Before typing your credit card information in, look at the beginning of the Web address. It should read "https:--" rather than just "http:--." Or look for the closed lock icon in the lower right-hand status bar of the browser window.
No indicator is foolproof, however. Some new fraud perpetrators have found ways to forge security icons. To confirm its authenticity, double-click on the lock icon to display the security certificate for the site. The name that the certificate is issued to should match the name of the site. If the name differs, you may be on a fake site, according to the Anti-Phishing Working Group at the Federal Trade Commission.
"Any Web site that doesn't have a secure payment page, that should be a red flag," Salter says.
Protect your computer.
Install firewalls and update anti-virus software to keep your machine from being compromised. Firewalls will help keep out unwanted intruders and anti-virus software will protect you from bugs.
"It's like changing the oil in your car and making sure your brakes work," Chestnut says. "You shouldn't go out on the road if your car isn't maintained. The same goes, you shouldn't go on the Internet if your computer isn't maintained."
EBay and various browsers now offer Account Guard, which you can download onto your toolbar to warn you if you go on a fake Web site.
Pick a safe payment method.
Do not send cash. Do not wire money through Western Union. Use a payment method that offers substantial protections.

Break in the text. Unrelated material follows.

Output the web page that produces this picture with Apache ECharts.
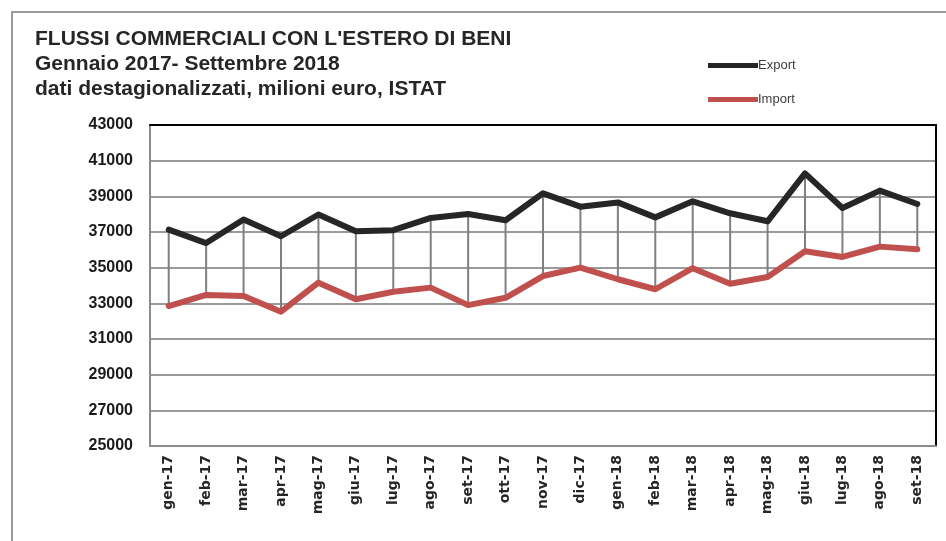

If you use a credit card, you can contest the charge if something goes wrong or you don't get your merchandise. When using PayPal (an eBay company), there are protections built into the system so that merchants don't get your bank account or credit-card number. Both the credit-card issuer and PayPal can work with merchants if you have problems or disputes.
Remember to check your bank, credit- and debit-card statements regularly to make sure that all of your transactions are accounted for and genuine. If anything is awry, contact the financial institution immediately.
Last, but not least, use common sense.
Don't be tempted by prices that are unrealistically low. Contact the seller, ask questions and get a comfort level before you decide to do business. If you feel uneasy about anything in the transaction, don't go through with the purchase. Shop at sites in which you're already familiar with the physical store.
"If the deal is too good to be true, it probably is," Chestnut says. "Don't throw common sense out the window."
Now that's advice worth keeping online and off.